I confess: I live with a chronic case of avoidance behavior. It flares up around tax filing time, doctor’s appointments, viewing my 401(k) statement in a bear market or taking the garbage out. In short, whenever I have to confront an unpleasant activity of any sort, I’d just, well, rather not.
So I understand when people tell me they would rather not talk about their finances right now, since money is tight. But if not now, when? Over the years, I have made great progress in managing my tendency to avoid and I have learned a few things. Like: The best time to buy stocks is when they’re down, and the best time to talk about money is when you don’t have much.
Each of these activities – when acted on – will set you up for future wealth accumulation. Now is an excellent time to develop a spending and saving-to-invest plan – even if you can’t act on it just yet.

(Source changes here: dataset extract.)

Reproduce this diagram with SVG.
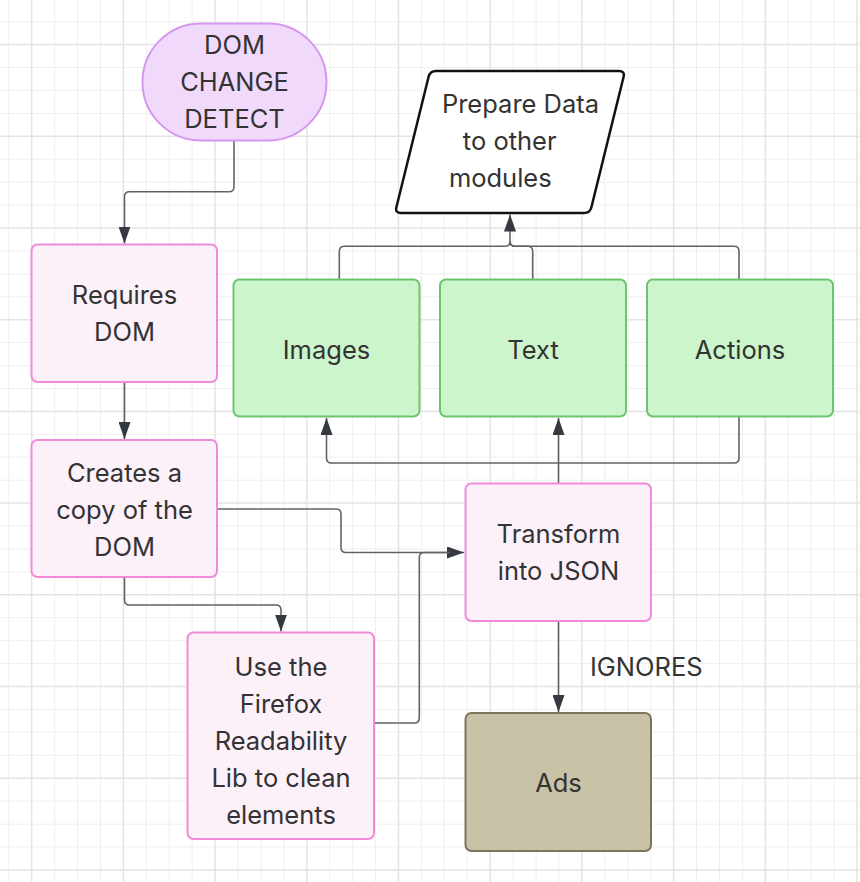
<svg xmlns="http://www.w3.org/2000/svg" width="860" height="882" viewBox="0 0 860 882">
<defs>
<style>
.minor{stroke:#efefef;stroke-width:1;fill:none}
.major{stroke:#e4e4e4;stroke-width:1.5;fill:none}
.lbl{font-family:Inter,"Noto Sans","Liberation Sans",sans-serif;font-size:25.5px;fill:#333;text-anchor:middle}
.pink{fill:#fcf0f9;stroke:#f08ad9;stroke-width:2}
.green{fill:#ccf5cc;stroke:#6ec46e;stroke-width:2}
.ads{fill:#c8c2a6;stroke:#7d755a;stroke-width:2}
.edge{fill:none;stroke:#5f6368;stroke-width:1.6}
</style>
<marker id="arr" viewBox="0 0 17 12" refX="17" refY="6" markerWidth="17" markerHeight="12" markerUnits="userSpaceOnUse" orient="auto">
<path d="M0,0 L17,6 L0,12 z" fill="#343a40"/>
</marker>
</defs>
<rect width="860" height="882" fill="#ffffff"/>
<g id="grid">
<path class="minor" d="M8.8,0V882M54.6,0V882M77.6,0V882M100.5,0V882M146.3,0V882M169.3,0V882M192.2,0V882M238,0V882M261,0V882M283.9,0V882M329.7,0V882M352.7,0V882M375.6,0V882M421.4,0V882M444.3,0V882M467.3,0V882M513.1,0V882M536.1,0V882M559,0V882M604.8,0V882M627.8,0V882M650.7,0V882M696.5,0V882M719.5,0V882M742.4,0V882M788.2,0V882M811.2,0V882M834.1,0V882M0,21.7H860M0,67.6H860M0,90.5H860M0,113.4H860M0,159.2H860M0,182.2H860M0,205.1H860M0,250.9H860M0,273.9H860M0,296.8H860M0,342.6H860M0,365.6H860M0,388.5H860M0,434.3H860M0,457.2H860M0,480.2H860M0,526H860M0,549H860M0,571.9H860M0,617.7H860M0,640.7H860M0,663.6H860M0,709.4H860M0,732.3H860M0,755.3H860M0,801.1H860M0,824.1H860M0,847H860"/>
<path class="major" d="M31.7,0V882M123.4,0V882M215.1,0V882M306.8,0V882M398.5,0V882M490.2,0V882M581.9,0V882M673.6,0V882M765.3,0V882M857,0V882M0,44.6H860M0,136.3H860M0,228H860M0,319.7H860M0,411.4H860M0,503.1H860M0,594.8H860M0,686.5H860M0,778.2H860M0,869.9H860"/>
</g>
<g id="connectors">
<path class="edge" marker-end="url(#arr)" d="M234,140 V186.7 Q234,191.7 229,191.7 H129.5 Q124.5,191.7 124.5,196.7 V243.5"/>
<path class="edge" marker-end="url(#arr)" d="M124.5,382 V439"/>
<path class="edge" marker-end="url(#arr)" d="M124.5,577 V600 Q124.5,605 129.5,605 H276 Q281,605 281,610 V631.5"/>
<path class="edge" marker-end="url(#arr)" d="M217,509 H336 Q341,509 341,514 V547.5 Q341,552.5 346,552.5 H464"/>
<path class="edge" d="M374,723 H414.3 Q419.3,723 419.3,718 V557.5 Q419.3,552.5 424.3,552.5 H450"/>
<path class="edge" marker-end="url(#arr)" d="M558.5,483 V418"/>
<path class="edge" marker-end="url(#arr)" d="M739,417 V458 Q739,463 734,463 H331.5 Q326.5,463 326.5,458 V418"/>
<path class="edge" marker-end="url(#arr)" d="M558.5,621 V712"/>
<path class="edge" marker-end="url(#arr)" d="M339.3,279 V251.7 Q339.3,246.3 344.3,246.3 H505 Q510,246.3 510,241.3 V214.5"/>
<path class="edge" d="M532.7,279 V251.3 Q532.7,246.3 527.7,246.3 H515 Q510,246.3 510,241.3"/>
<path class="edge" d="M739,279 V251.3 Q739,246.3 734,246.3 H515 Q510,246.3 510,241.3"/>
<text class="lbl" x="590" y="676" style="text-anchor:start">IGNORES</text>
</g>
<g id="dom-change-detect">
<rect x="142.5" y="23.5" width="184" height="117" rx="58.5" ry="58.5" fill="#f0d9fb" stroke="#d696f0" stroke-width="2"/>
<text class="lbl" x="234.5" y="54">DOM</text>
<text class="lbl" x="234.5" y="90.7">CHANGE</text>
<text class="lbl" x="234.5" y="127.7">DETECT</text>
</g>
<g id="prepare-data">
<path d="M436,71 H619 Q625,71 623.6,76.8 L591.4,207.2 Q590,213 584,213 H401 Q395,213 396.4,207.2 L428.6,76.8 Q430,71 436,71 Z" fill="#ffffff" stroke="#111111" stroke-width="2.5" stroke-linejoin="round"/>
<text class="lbl" x="520.5" y="113.3">Prepare Data</text>
<text class="lbl" x="509.7" y="150">to other</text>
<text class="lbl" x="500.3" y="186.7">modules</text>
</g>
<g id="requires-dom">
<rect class="pink" x="31.5" y="244.5" width="185.5" height="137.5" rx="6"/>
<text class="lbl" x="124.5" y="304">Requires</text>
<text class="lbl" x="124.5" y="341">DOM</text>
</g>
<g id="images">
<rect class="green" x="233.5" y="279.5" width="186" height="137" rx="6"/>
<text class="lbl" x="326.5" y="359.3">Images</text>
</g>
<g id="text">
<rect class="green" x="440" y="279.5" width="186" height="137" rx="6"/>
<text class="lbl" x="533" y="359.3">Text</text>
</g>
<g id="actions">
<rect class="green" x="647" y="279.5" width="186" height="137" rx="6"/>
<text class="lbl" x="740" y="359.3">Actions</text>
</g>
<g id="creates-copy">
<rect class="pink" x="31.5" y="440" width="185.5" height="137" rx="6"/>
<text class="lbl" x="124.5" y="481.7">Creates a</text>
<text class="lbl" x="124.5" y="518.5">copy of the</text>
<text class="lbl" x="124.5" y="555.5">DOM</text>
</g>
<g id="transform-json">
<rect class="pink" x="465.5" y="483.5" width="185.5" height="137.5" rx="6"/>
<text class="lbl" x="558.5" y="542.7">Transform</text>
<text class="lbl" x="558.5" y="580">into JSON</text>
</g>
<g id="readability">
<rect class="pink" x="187.5" y="632.5" width="186.5" height="206.5" rx="6"/>
<text class="lbl" x="281" y="676">Use the</text>
<text class="lbl" x="281" y="713">Firefox</text>
<text class="lbl" x="281" y="750">Readability</text>
<text class="lbl" x="281" y="787">Lib to clean</text>
<text class="lbl" x="281" y="824">elements</text>
</g>
<g id="ads">
<rect class="ads" x="465.5" y="713" width="185.5" height="138" rx="6"/>
<text class="lbl" x="558.5" y="791.7">Ads</text>
</g>
</svg>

In the literary classic “A Tree Grows in Brooklyn,” Francie Nolan’s dirt-poor, immigrant grandmother (who reminds me of my own grandmother) provides a lesson in saving that we could all stand to learn. The grandmother counseled to save whatever could be managed – even pennies each day: “The money will grow.” Soon, “there will be a small fortune.”
Old-fashioned advice from another time? I think not.

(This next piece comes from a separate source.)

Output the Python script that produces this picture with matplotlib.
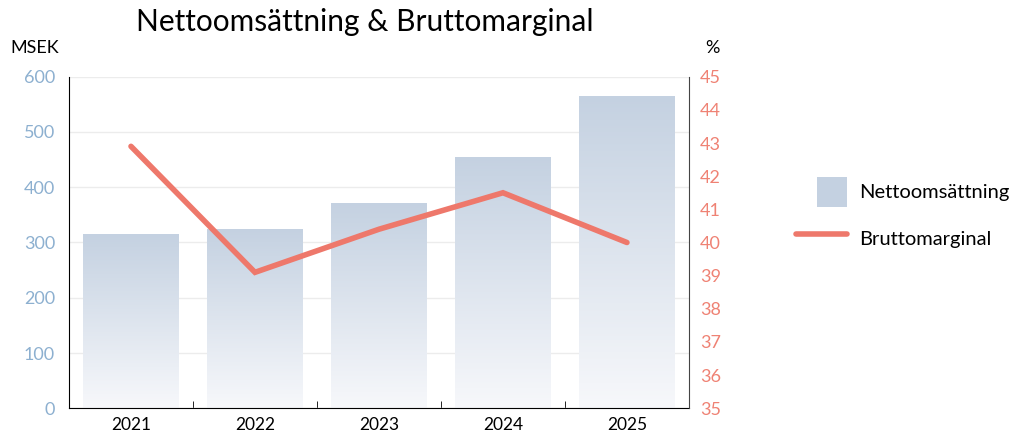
import numpy as np
import matplotlib.pyplot as plt
from matplotlib.patches import Patch, Rectangle
from matplotlib.lines import Line2D
from matplotlib.legend_handler import HandlerPatch
from matplotlib.colors import LinearSegmentedColormap

plt.rcParams['font.family'] = ['Lato', 'DejaVu Sans']

years = ['2021', '2022', '2023', '2024', '2025']
sales = [315, 324, 371, 455, 565]          # MSEK
margin = [42.9, 39.1, 40.4, 41.5, 40.0]    # %

bar_col = '#c4d1e1'
line_col = '#ee786b'
left_tick_col = '#8db0d0'
right_tick_col = '#ef8274'

fig = plt.figure(figsize=(10.13, 4.34), dpi=100)
ax = fig.add_axes([0.0681, 0.0592, 0.612, 0.7641])
x = np.arange(len(years))

bars = ax.bar(x, sales, width=0.77, color=bar_col, zorder=2)

# vertical gradient, solid at the top fading to white at the base
cmap = LinearSegmentedColormap.from_list('fade', ['#f7f8fb', bar_col])
grad = np.linspace(0, 1, 256).reshape(-1, 1)
for b in bars:
    b.set_facecolor('none')
    bx, by = b.get_x(), b.get_y()
    im = ax.imshow(grad, cmap=cmap, origin='lower', aspect='auto',
                   extent=(bx, bx + b.get_width(), by, by + b.get_height()),
                   zorder=2)
    im.set_clip_path(b)

ax.set_xlim(-0.5, len(years) - 0.5)
ax.set_ylim(0, 600)
ax.set_yticks(np.arange(0, 601, 100))
ax.grid(axis='y', color='#ececec', linewidth=1, zorder=0)
ax.set_axisbelow(True)

ax.set_xticks(x)
ax.set_xticklabels(years, fontsize=12.5)
ax.tick_params(axis='x', length=0, pad=6)
ax.set_xticks(x[:-1] + 0.5, minor=True)
ax.tick_params(axis='x', which='minor', direction='in', length=5, color='black')
ax.tick_params(axis='y', length=0, pad=10, labelsize=13, labelcolor=left_tick_col)

ax.spines['top'].set_visible(False)
ax.spines['right'].set_visible(False)
ax.spines['left'].set_color('black')
ax.spines['bottom'].set_color('black')

ax2 = ax.twinx()
ax2.plot(x, margin, color=line_col, linewidth=4, solid_capstyle='round',
         solid_joinstyle='miter', zorder=5)
ax2.set_ylim(35, 45)
ax2.set_yticks(np.arange(35, 46, 1))
ax2.tick_params(axis='y', length=0, pad=8, labelsize=13, labelcolor=right_tick_col)
ax2.spines['top'].set_visible(False)
ax2.spines['left'].set_visible(False)
ax2.spines['bottom'].set_visible(False)
ax2.spines['right'].set_color('#444444')

fig.text(0.36, 0.949, 'Nettoomsättning & Bruttomarginal', fontsize=21.5,
         ha='center', va='center')
fig.text(0.01, 0.89, 'MSEK', fontsize=13, ha='left', va='center')
fig.text(0.703, 0.89, '%', fontsize=13, ha='center', va='center')


def square_patch(legend, orig_handle, xdescent, ydescent, width, height, fontsize):
    s = 1.5 * fontsize
    return Rectangle((width - s - xdescent, (height - s) / 2 - ydescent), s, s)


handles = [Patch(facecolor=bar_col, edgecolor='none'),
           Line2D([0], [0], color=line_col, linewidth=4, solid_capstyle='round')]
fig.legend(handles, ['Nettoomsättning', 'Bruttomarginal'],
           loc='center left', bbox_to_anchor=(0.768, 0.505), frameon=False,
           fontsize=14.5, handlelength=2.55, handleheight=1.7, labelspacing=0.95,
           handletextpad=0.6,
           handler_map={Patch: HandlerPatch(patch_func=square_patch)})

fig.savefig('out.png', dpi=100)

More important than the size of their portfolios when they left this earth was the way they achieved their wealth. Ronald Read, for example, worked as a janitor at J.C. Penney and as a gas station attendant for most of his adult life. When he died in 2014 at age 92, he had amassed an $8 million fortune. Stock price performance was certainly part of Mr. Read’s success, but he had to save the money before he could invest it. And he did so on a meager salary.
If we are unwilling to discuss our financial situation, it is almost impossible to improve it. UBS published a study last year titled, “Own your worth.”
The “aha” moment for me was discovering millennial women are deferring financial decisions to their male partners at a greater rate than Baby Boomer women. That means that fewer couples are discussing finances on a good day. I imagine that interaction has deteriorated further in 2020.
Here are three ideas to kick start your investment discussions.
- Create a budget. As a serial avoider, I hate this must-do. But you simply need to know what you are spending to determine how much you can save. And to identify how much spending, you need to cut to save. You may not be able to achieve your spending and saving goals immediately. Still, setting the objective is half the battle.
- Appoint a family CFO. Early in my marriage, my husband and I decided I would pay the bills after he wrote a check for $300 and entered $30 in the check register by mistake. The penalty for overdrafting our account grabbed our attention. With one person overseeing the family financial data, we had a clearer vision of where we were spending too much.
- Establish monthly budget meetings. Reviewing your plan each month allows you to readjust in real-time. If your income, for example, unexpectedly declines or your expenses rise, regular reviews of your plan again puts you in a better position to make the needed change to spending or saving. Think of your budget as a flight plan that can and must be adjusted from time to time to mitigate the effects of turbulence.
And whatever you do, don’t beat yourself up, don’t give up. If you are unable to meet your spending and saving objectives one month, regroup, and start afresh the next month. Financial growth and planning is a process and by definition should be monitored and adjusted. Especially now.